The beginning of the revolution has a date: 31 January 1977, the day of the inauguration of the Georges Pompidou National Centre of Art and Culture in Paris. For the first time, installations are the protagonists of architecture: a tangle of pipes, channels, valves and fittings embraces the volume of the building, designed by Renzo Piano, Richard Rogers and Gianfranco Franchini.
The main façades of the Georges Pompidou Centre, standing on the square of the same name and characterised by the vertical path of its escalators.
© Photo: Nora Santonastaso / design outfit
When we talk about the relationship between installations and architecture, the question most often shifts to a specific level which involves the realisation of a particular goal: concealing as far as possible every element of pure technological value, using solutions capable of minimising the aesthetic impact of the electrical, water and any other installation, connected with the use of a building.
In magazines and websites in the design and architecture sector, the space dedicated to products capable of satisfying this demand is large, and it is very often in the field of plant engineering that design proposes avant-garde solutions with minimal aesthetics and high technological performance.
In 1977, however, this trend suffered a violent setback. The new Georges Pompidou Centre in Paris, designed by Renzo Piano, Richard Rogers and Gianfranco Franchini, told a story of perfect integration between architecture and plant engineering networks. The latter, far from being hidden in dedicated compartments and cavities, literally invaded the façades of the building, wrapping it in a sort of colourful and well-organised tangle : yellow pipes for electricity, red for lifts and escalators, green for water and blue for air.
The functioning of the building was in short declared without aesthetic qualms, implicitly associating the concept of architecture with that of a machine with high technological performance. If you have visited the Centre, you are likely to remember vividly the experience of walking down the network of escalators on the main façade that leads from the street level up to the rooftop, offering a unique panoramic view of the city on each floor.
The new headquarters of the Copenhagen International School built between 2013 and 2017 to a design by the Danish firm C.F. Møller Architects and featuring façades entirely clad in photovoltaic panels.
© Photo: Adam Mørk via cfmoller.com
From 1977, we take a leap in time of a good 36 years and fly from Paris to Copenhagen. Here, in the district of Nordhavn, a building with façades entirely coated with photovoltaic panels brings the integration of architecture and technological-systems to a sophisticated and modern aesthetic level, encouraging the building's dialogue with its surroundings and, in particular, with the reflective mirror of the surrounding sea.

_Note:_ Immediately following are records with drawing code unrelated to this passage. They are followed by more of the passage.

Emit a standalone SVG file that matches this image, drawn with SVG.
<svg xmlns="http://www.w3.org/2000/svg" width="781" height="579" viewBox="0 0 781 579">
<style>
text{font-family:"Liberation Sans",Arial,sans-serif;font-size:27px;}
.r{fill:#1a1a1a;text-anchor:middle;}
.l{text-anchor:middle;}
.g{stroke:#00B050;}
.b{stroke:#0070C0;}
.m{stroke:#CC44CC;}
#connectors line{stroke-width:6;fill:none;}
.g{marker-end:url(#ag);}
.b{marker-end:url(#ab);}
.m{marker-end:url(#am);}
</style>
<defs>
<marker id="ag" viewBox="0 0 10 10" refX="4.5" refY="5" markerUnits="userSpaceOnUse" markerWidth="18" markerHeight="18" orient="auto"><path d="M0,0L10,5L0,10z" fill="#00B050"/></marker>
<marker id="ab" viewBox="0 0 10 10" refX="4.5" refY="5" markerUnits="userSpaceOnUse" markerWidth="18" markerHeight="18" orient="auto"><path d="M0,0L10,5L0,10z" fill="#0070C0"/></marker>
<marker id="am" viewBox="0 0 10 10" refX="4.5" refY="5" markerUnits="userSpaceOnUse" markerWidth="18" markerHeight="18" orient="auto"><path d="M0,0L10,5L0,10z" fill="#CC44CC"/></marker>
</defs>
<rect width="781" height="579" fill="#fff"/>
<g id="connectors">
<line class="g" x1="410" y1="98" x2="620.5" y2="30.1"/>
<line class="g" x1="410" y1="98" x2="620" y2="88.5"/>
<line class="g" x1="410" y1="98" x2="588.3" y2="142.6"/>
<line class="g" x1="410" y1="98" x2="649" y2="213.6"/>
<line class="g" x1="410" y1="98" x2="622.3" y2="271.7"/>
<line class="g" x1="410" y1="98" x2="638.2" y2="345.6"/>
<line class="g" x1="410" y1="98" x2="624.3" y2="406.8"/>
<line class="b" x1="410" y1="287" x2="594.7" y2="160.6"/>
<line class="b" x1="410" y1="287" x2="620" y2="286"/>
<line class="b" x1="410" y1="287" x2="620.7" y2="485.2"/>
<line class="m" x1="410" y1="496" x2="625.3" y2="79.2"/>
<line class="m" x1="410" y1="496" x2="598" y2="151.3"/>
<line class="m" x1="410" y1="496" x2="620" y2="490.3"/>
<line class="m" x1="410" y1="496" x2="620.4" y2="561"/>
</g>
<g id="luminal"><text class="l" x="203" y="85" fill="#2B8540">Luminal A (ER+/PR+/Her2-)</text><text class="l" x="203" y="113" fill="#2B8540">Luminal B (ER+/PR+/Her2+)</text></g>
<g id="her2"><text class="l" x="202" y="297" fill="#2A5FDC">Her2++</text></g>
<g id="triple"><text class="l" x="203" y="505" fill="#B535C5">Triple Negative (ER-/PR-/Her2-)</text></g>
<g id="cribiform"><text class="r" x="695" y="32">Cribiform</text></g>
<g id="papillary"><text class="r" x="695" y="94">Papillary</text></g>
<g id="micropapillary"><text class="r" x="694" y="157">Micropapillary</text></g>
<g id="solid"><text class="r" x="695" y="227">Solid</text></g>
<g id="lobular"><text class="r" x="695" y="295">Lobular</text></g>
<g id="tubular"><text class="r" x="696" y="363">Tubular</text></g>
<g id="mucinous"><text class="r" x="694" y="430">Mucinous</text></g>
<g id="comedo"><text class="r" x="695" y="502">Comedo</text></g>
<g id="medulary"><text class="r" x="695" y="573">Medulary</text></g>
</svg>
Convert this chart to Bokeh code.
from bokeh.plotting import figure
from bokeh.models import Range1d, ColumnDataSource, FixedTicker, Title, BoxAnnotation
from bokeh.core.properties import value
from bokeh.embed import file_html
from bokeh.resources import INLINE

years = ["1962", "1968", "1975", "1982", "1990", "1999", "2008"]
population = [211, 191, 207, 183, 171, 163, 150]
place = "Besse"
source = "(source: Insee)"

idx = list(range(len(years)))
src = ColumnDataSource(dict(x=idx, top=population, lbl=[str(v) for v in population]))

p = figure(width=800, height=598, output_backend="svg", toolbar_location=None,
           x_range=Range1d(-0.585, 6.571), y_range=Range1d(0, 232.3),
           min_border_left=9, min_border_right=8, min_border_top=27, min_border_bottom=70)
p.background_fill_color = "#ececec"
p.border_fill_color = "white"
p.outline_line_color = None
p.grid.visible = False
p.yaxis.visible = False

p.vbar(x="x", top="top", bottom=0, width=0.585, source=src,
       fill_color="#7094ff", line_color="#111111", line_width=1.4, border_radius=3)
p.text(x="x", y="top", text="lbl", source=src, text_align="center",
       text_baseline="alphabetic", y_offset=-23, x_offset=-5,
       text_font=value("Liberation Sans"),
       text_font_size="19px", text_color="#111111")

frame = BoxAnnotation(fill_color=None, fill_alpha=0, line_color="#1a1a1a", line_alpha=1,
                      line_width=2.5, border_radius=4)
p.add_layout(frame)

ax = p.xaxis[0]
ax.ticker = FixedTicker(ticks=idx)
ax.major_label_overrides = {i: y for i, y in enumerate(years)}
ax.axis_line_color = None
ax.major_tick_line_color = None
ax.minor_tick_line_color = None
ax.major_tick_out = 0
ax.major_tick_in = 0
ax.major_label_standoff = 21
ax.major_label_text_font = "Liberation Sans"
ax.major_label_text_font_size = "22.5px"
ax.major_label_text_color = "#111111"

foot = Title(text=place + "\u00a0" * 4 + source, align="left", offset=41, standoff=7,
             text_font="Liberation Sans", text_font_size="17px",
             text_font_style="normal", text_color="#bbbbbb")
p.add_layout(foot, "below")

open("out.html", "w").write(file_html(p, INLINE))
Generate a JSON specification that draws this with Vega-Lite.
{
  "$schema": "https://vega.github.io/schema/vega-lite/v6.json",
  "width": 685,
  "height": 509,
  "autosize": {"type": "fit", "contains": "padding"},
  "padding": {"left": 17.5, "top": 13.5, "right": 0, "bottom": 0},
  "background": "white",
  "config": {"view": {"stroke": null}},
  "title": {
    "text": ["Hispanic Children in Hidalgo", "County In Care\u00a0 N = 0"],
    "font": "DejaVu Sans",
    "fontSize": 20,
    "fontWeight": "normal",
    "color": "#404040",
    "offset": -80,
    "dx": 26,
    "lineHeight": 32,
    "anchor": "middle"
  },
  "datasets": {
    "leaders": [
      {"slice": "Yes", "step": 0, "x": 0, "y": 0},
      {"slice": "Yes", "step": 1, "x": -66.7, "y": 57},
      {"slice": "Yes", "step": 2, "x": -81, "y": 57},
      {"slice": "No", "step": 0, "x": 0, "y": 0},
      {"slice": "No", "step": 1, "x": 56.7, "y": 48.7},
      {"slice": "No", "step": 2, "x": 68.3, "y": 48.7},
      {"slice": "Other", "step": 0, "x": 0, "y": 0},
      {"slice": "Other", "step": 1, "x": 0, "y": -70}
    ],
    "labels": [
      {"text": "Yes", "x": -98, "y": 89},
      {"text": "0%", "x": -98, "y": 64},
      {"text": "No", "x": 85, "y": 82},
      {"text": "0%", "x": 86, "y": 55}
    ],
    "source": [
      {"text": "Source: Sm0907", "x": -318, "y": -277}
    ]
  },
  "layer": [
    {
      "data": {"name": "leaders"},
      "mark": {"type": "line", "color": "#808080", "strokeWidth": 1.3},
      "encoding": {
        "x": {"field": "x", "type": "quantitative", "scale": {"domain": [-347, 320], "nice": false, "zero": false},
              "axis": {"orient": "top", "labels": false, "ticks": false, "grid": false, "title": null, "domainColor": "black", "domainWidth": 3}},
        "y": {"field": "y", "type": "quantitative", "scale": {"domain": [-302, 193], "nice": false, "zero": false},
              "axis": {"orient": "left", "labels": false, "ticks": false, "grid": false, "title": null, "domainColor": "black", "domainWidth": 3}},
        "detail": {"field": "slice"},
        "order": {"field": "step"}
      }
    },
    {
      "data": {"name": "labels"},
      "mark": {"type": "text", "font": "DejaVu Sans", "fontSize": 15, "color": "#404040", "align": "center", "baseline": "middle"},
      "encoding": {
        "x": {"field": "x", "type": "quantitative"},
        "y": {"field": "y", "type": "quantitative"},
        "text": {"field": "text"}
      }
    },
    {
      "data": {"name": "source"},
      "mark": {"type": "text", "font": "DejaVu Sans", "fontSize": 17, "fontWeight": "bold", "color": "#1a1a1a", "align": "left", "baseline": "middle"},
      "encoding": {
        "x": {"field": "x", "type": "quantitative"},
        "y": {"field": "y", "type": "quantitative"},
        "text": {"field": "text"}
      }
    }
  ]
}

Each of the 12,000 solar panels, which were initially intended to be much fewer in number and occupy only the surface of the roof, follows a specific angle to ensure the maximisation of green energy production and, at the same time, defines a harmonious façade design, characterised by a recurring three-dimensional geometric pattern.
The area covered by the panels is 6,048 square metres and manages to cover more than half of the electricity needs of the school, which accommodates around 1,500 students, teachers and other personnel.
The redevelopment of Palazzo Argonauta in Rome's Via Ostiense uses the grid of the photovoltaic system to unify the aesthetics of the existing façade.
© Photo: Moreno Maggi
In Rome at 131 Via Ostiense, in the heart of one of the neighbourhoods undergoing the most marked urban evolution and transformation, the Argonauta Management Centre built in the 1970s to a design by engineer Renato Armellini transforms the need for functional and technological implementation into an aesthetic opportunity redeveloping the imposing façades which were previously fragmented into a discontinuous, incoherent and dilapidated whole that represented a reflection of a similar disorganisation of the interior spaces.
The restyling project by the Agenzia di Architettura studio led by architect Isabelle Magda Rizk uses the new photovoltaic system as a pattern to redesign the entire south front of the building.
657 photovoltaic panels measuring 100x150 cm, together with the cladding of the concrete structure and the sunshade louvers, fill the spaces left free by the new structural score of the façade, which is organised as a system of homogeneous horizontal and vertical elements arranged at regular intervals.
The photovoltaic system, therefore, takes on a dual significance: technological - linked to the production of clean and sustainable electricity, and architectural - linked to the new design of the building's façades and its new internal functional organisation, completely revolutionized to meet the building's new use requirements.